Given the niche designs of our products, our sales can be driven and highly influenced by consumer fads and preferences. These could change very quickly potentially impacting Stoned Immaculate’ s sales. We must correctly predict, identify, and interpret changes in consumer preferences and demand, offer new products to meet those changes, and respond to competitive innovation. Consumer preferences for our products change continually. Our success depends on our ability to predict, identify, and interpret the tastes and habits of consumers and to offer products that appeal to consumer preferences. If we do not offer products that appeal to consumers, our sales and market share will decrease. We must distinguish between short-term fads, mid-term trends, and long-term changes in consumer preferences. If we do not accurately predict which shifts in consumer preferences will be long-term, or if we fail to introduce new and improved products to satisfy those preferences, our sales could decline.
Achieving growth depends on our successful development, introduction, and marketing of innovative new products and line extensions. Successful innovation depends on our ability to correctly anticipate customer and consumer acceptance, to obtain, protect and maintain necessary intellectual property rights, and to avoid infringing the intellectual property rights of others and failure to do so could compromise our competitive position and adversely impact our business
The Company could be harmed if we are unable to accurately forecast demand for our products and to adequately manage our product inventory. Additionally, if we overestimate inventory, the Company may be left with excess inventory, which may become obsolete or out-of-date.
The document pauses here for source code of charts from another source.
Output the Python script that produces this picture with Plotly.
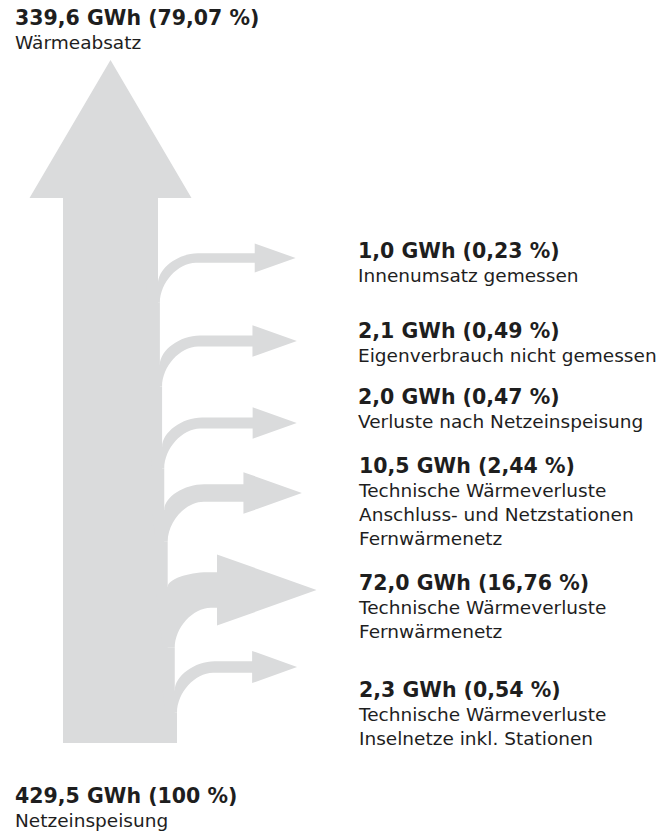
import math
import plotly.graph_objects as go

# ---------------- data ----------------
SOURCE_LABEL = "Netzeinspeisung"
SOURCE_GWH = 429.5
SOURCE_PCT = "100"
SINK_LABEL = "Wärmeabsatz"
SINK_GWH = 339.6
SINK_PCT = "79,07"
LOSS_GWH = [1.0, 2.1, 2.0, 10.5, 72.0, 2.3]
LOSS_PCT = ["0,23", "0,49", "0,47", "2,44", "16,76", "0,54"]
LOSS_LABELS = [
    ["Innenumsatz gemessen"],
    ["Eigenverbrauch nicht gemessen"],
    ["Verluste nach Netzeinspeisung"],
    ["Technische Wärmeverluste", "Anschluss- und Netzstationen", "Fernwärmenetz"],
    ["Technische Wärmeverluste", "Fernwärmenetz"],
    ["Technische Wärmeverluste", "Inselnetze inkl. Stationen"],
]

# ---------------- layout / style ----------------
W, H = 658, 834
GREY = "#dadbdc"
TEXT = "#1e1e1e"
FONT = "DejaVu Sans"
BOLD_SIZE = 20.5
REG_SIZE = 18.5
STEM_LEFT = 63
STEM_W_BOTTOM = 114
STEM_W_TOP = 95
STEM_BOTTOM = 743
HEAD_BASE_Y = 198
HEAD_TIP_Y = 60
HEAD_HALF = 81
BRANCH_Y = [258, 341, 423, 493, 590, 667]
LABEL_Y = [251, 331, 397, 466, 583, 690]
LABEL_X = 357
TOP_OFFSET = 13
R_H = 40       # horizontal bend radius
R_V_LOW = 40   # vertical bend radius of lower edge


def de(v):
    return f"{v:.1f}".replace(".", ",")


def thick(v):
    return 6 + 3.5 * math.sqrt(v)


fig = go.Figure()

t_list = [thick(v) for v in LOSS_GWH]
total_step = STEM_W_BOTTOM - STEM_W_TOP
steps = [total_step * t / sum(t_list) for t in t_list]

# stem right edge above each branch (index from top)
right_above = []
cur = STEM_LEFT + STEM_W_TOP
for s in steps:
    right_above.append(cur)
    cur += s
right_bottom = cur

# stem polygon with stepped right edge
pts = [(STEM_LEFT, STEM_BOTTOM), (right_bottom, STEM_BOTTOM)]
for i in reversed(range(len(LOSS_GWH))):
    root_y = BRANCH_Y[i] + t_list[i] / 2 + R_V_LOW
    below = right_above[i] + steps[i]
    pts.append((below, root_y))
    pts.append((right_above[i], root_y))
pts.append((STEM_LEFT + STEM_W_TOP, HEAD_BASE_Y))
cx = STEM_LEFT + STEM_W_TOP / 2
pts += [(cx + HEAD_HALF, HEAD_BASE_Y), (cx, HEAD_TIP_Y), (cx - HEAD_HALF, HEAD_BASE_Y),
        (STEM_LEFT, HEAD_BASE_Y)]
path = "M " + " L ".join(f"{x:.2f},{y:.2f}" for x, y in pts) + " Z"
fig.add_shape(type="path", path=path, fillcolor=GREY, line_width=0, layer="below")

# branches
for i, v in enumerate(LOSS_GWH):
    t = t_list[i]
    yc = BRANCH_Y[i]
    sa = right_above[i]
    sb = sa + steps[i]
    h = 1.6 * t + 14
    tip = 281 + 0.5 * h
    hl = tip - 1.4 * h
    rvu = max(10, 36 - 0.6 * t)
    yt = yc - t / 2
    yb = yc + t / 2
    k = 0.5
    p = (
        f"M {sa-12:.2f},{yt+rvu:.2f} L {sa:.2f},{yt+rvu:.2f} "
        f"C {sa:.2f},{yt+rvu*(1-k):.2f} {sa+R_H*(1-k):.2f},{yt:.2f} {sa+R_H:.2f},{yt:.2f} "
        f"L {hl:.2f},{yt:.2f} L {hl:.2f},{yc-h/2:.2f} L {tip:.2f},{yc:.2f} "
        f"L {hl:.2f},{yc+h/2:.2f} L {hl:.2f},{yb:.2f} L {sb+R_H*0.9:.2f},{yb:.2f} "
        f"C {sb+R_H*0.9*(1-k):.2f},{yb:.2f} {sb:.2f},{yb+R_V_LOW*(1-k):.2f} {sb:.2f},{yb+R_V_LOW:.2f} "
        f"L {sb-12:.2f},{yb+R_V_LOW:.2f} Z"
    )
    fig.add_shape(type="path", path=p, fillcolor=GREY, line_width=0, layer="below")


def add_block(x, y, bold, lines):
    txt = f"<span style='font-size:{BOLD_SIZE}px'><b>{bold}</b></span>"
    for ln in lines:
        txt += "<br>" + ln
    fig.add_annotation(x=x, y=y - TOP_OFFSET, text=txt, showarrow=False, align="left",
                       xanchor="left", yanchor="top", xref="x", yref="y",
                       borderpad=0,
                       font=dict(family=FONT, size=REG_SIZE, color=TEXT))


for i, v in enumerate(LOSS_GWH):
    add_block(LABEL_X, LABEL_Y[i], f"{de(v)} GWh ({LOSS_PCT[i]} %)", LOSS_LABELS[i])

add_block(14, 18, f"{de(SINK_GWH)} GWh ({SINK_PCT} %)", [SINK_LABEL])
add_block(14, 796, f"{de(SOURCE_GWH)} GWh ({SOURCE_PCT} %)", [SOURCE_LABEL])

fig.add_trace(go.Scatter(x=[0, W], y=[0, H], mode="markers", marker=dict(opacity=0),
                         hoverinfo="skip", showlegend=False))

fig.update_layout(
    width=W, height=H, margin=dict(l=0, r=0, t=0, b=0),
    paper_bgcolor="white", plot_bgcolor="white", showlegend=False,
    xaxis=dict(range=[0, W], visible=False, fixedrange=True),
    yaxis=dict(range=[H, 0], visible=False, fixedrange=True),
)
fig.write_html("out.html")
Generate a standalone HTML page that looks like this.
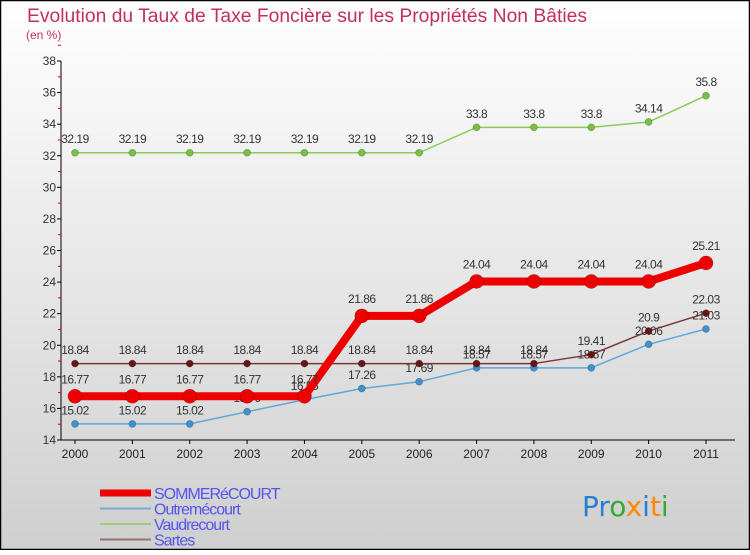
<!DOCTYPE html>
<html><head><meta charset="utf-8"><style>
html,body{margin:0;padding:0}
body{width:750px;height:550px;overflow:hidden;font-family:"Liberation Sans",sans-serif}
</style></head><body>
<svg id="chart" width="750" height="550" xmlns="http://www.w3.org/2000/svg">
<defs><linearGradient id="bg" x1="0" y1="0" x2="0" y2="1"><stop offset="0" stop-color="#ffffff"/><stop offset="1" stop-color="#cfcfcf"/></linearGradient></defs>
<rect x="0.5" y="0.5" width="749" height="549" fill="url(#bg)" stroke="#000" stroke-width="1.5"/>
<text x="27" y="22" font-size="19" fill="#c0305a" textLength="560" lengthAdjust="spacingAndGlyphs">Evolution du Taux de Taxe Foncière sur les Propriétés Non Bâties</text>
<text x="26" y="39" font-size="12" fill="#c0305a">(en %)</text>
<g id="axes"></g><g id="series"></g><g id="legend"></g>
<g font-size="28" font-family="'DejaVu Sans',sans-serif">
<text x="582" y="516"><tspan fill="#2a7fd0">Pr</tspan><tspan fill="#33aa33">o</tspan><tspan fill="#ff8800">x</tspan><tspan fill="#2a7fd0">i</tspan><tspan fill="#ff8800">t</tspan><tspan fill="#33aa33">i</tspan></text>
</g>
</svg>
<script>
const years=["2000","2001","2002","2003","2004","2005","2006","2007","2008","2009","2010","2011"];
const sommerecourt=[16.77,16.77,16.77,16.77,16.77,21.86,21.86,24.04,24.04,24.04,24.04,25.21];
const outremecourt=[15.02,15.02,15.02,15.79,16.55,17.26,17.69,18.57,18.57,18.57,20.06,21.03];
const vaudrecourt=[32.19,32.19,32.19,32.19,32.19,32.19,32.19,33.8,33.8,33.8,34.14,35.8];
const sartes=[18.84,18.84,18.84,18.84,18.84,18.84,18.84,18.84,18.84,19.41,20.9,22.03];
const yTicks=[14,16,18,20,22,24,26,28,30,32,34,36,38];
const seriesNames=["SOMMERéCOURT","Outremécourt","Vaudrecourt","Sartes"];

const NS="http://www.w3.org/2000/svg";
const x0=75,x1=706,yTop=61,yBot=440,vMin=14,vMax=38;
const X=i=>x0+i*(x1-x0)/(years.length-1);
const Y=v=>yBot-(v-vMin)*(yBot-yTop)/(vMax-vMin);
function mk(tag,attrs,parent){const e=document.createElementNS(NS,tag);for(const k in attrs)e.setAttribute(k,attrs[k]);parent.appendChild(e);return e;}
const axes=document.getElementById('axes');
const ax=mk('line',{x1:61,y1:yTop,x2:61,y2:yBot,stroke:'#000','stroke-width':1},axes);


const bx=mk('line',{x1:61,y1:yBot,x2:735,y2:yBot,stroke:'#000','stroke-width':1},axes);


yTicks.forEach(t=>{
  const y=Y(t);
  mk('line',{x1:57,y1:y,x2:61,y2:y,stroke:'#000'},axes);
  mk('line',{x1:58,y1:Y(t+1),x2:61,y2:Y(t+1),stroke:'#d00'},axes);
  const l=mk('text',{x:56,y:y+4,'font-size':12,fill:'#333','text-anchor':'end'},axes);
  l.textContent=t;
  
  
});
years.forEach((yr,i)=>{
  mk('line',{x1:X(i),y1:yBot,x2:X(i),y2:yBot+4,stroke:'#000'},axes);
  const l=mk('text',{x:X(i),y:yBot+18,'font-size':12,fill:'#222','text-anchor':'middle'},axes);
  l.textContent=yr;
  
  
});
const ser=document.getElementById('series');
const defs=[
 {d:vaudrecourt,c:'#88cc55',mc:'#77c040',w:1.5,r:3.5,n:'vaudrecourt'},
 {d:outremecourt,c:'#5fa8d8',mc:'#3f90d0',w:1.5,r:3.5,n:'outremecourt'},
 {d:sartes,c:'#7a3535',mc:'#6a1515',w:1.5,r:3.5,n:'sartes'},
 {d:sommerecourt,c:'#ee0000',mc:'#ee0000',w:8,r:7,n:'sommerecourt'}
];
defs.forEach(s=>{
  const g=mk('g',{},ser);
  
  
  const p=mk('polyline',{points:s.d.map((v,i)=>X(i)+','+Y(v)).join(' '),fill:'none',stroke:s.c,'stroke-width':s.w,'stroke-linejoin':'round'},g);
  
  
  s.d.forEach((v,i)=>{
    const c=mk('circle',{cx:X(i),cy:Y(v),r:s.r,fill:s.mc,stroke:'rgba(0,0,0,0.3)','stroke-width':0.6},g);
    
    
    const t=mk('text',{x:X(i),y:Y(v)-(s.r+6),'font-size':12,fill:'#333','text-anchor':'middle','letter-spacing':'-0.5'},g);
    t.textContent=String(v);
    
    
  });
});
const leg=document.getElementById('legend');
const legC=['#ee0000','#7aaed0','#99cc77','#997070'],legW=[7,2,2,2];
seriesNames.forEach((n,i)=>{
  const y=493+i*15.5;
  const g=mk('g',{},leg);
  
  
  mk('line',{x1:100,y1:y,x2:151,y2:y,stroke:legC[i],'stroke-width':legW[i]},g);
  const t=mk('text',{x:154,y:y+6,'font-size':16,fill:'#5555ee','letter-spacing':'-1'},g);
  t.textContent=n;
});
</script>
</body></html>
The Company has previously parted ways with a previous co-founder, Chloe Chippendale. The Company has completed the purchase of previous equity in the business.
The Company is currently in the process of obtaining a Certificate of Good Standing from the State of California, which usually takes about a week. If the Company is not currently in Good Standing, the Company's ability to do business could be impacted. The negative consequences potentially include: losing access to the courts, as a company that is not in good standing may not bring a lawsuit in that state until good standing is restored; tax liens; making it more difficult to secure capital or financing; losing naming rights; being subject to fines and penalties; or administrative dissolution or revocation.
Risks Related to the Securities
The Series Seed Preferred Stock will not be freely tradable until one year from the initial purchase date. Although the Series Seed Preferred Stock may be tradable under federal securities law, state securities regulations may apply and each Purchaser should consult with his or her attorney. You should be aware of the long-term nature of this investment. There is not now and likely will not be a public market for the Series Seed Preferred Stock. Because the Series Seed Preferred Stock have not been registered under the 1933 Act or under the securities laws of any state or non-United States jurisdiction, the Series Seed Preferred Stock have transfer restrictions and cannot be resold in the United States except pursuant to Rule 501 of Regulation CF. It is not currently contemplated that registration under the 1933 Act or other securities laws will be effected. Limitations on the transfer of the Series Seed Preferred Stock may also adversely affect the price that you might be able to obtain for the Series Seed Preferred Stock in a private sale. Purchasers should be aware of the long-term nature of their investment in the Company. Each Purchaser in this Offering will be required to represent that it is purchasing the Securities for its own account, for investment purposes and not with a view to resale or distribution thereof.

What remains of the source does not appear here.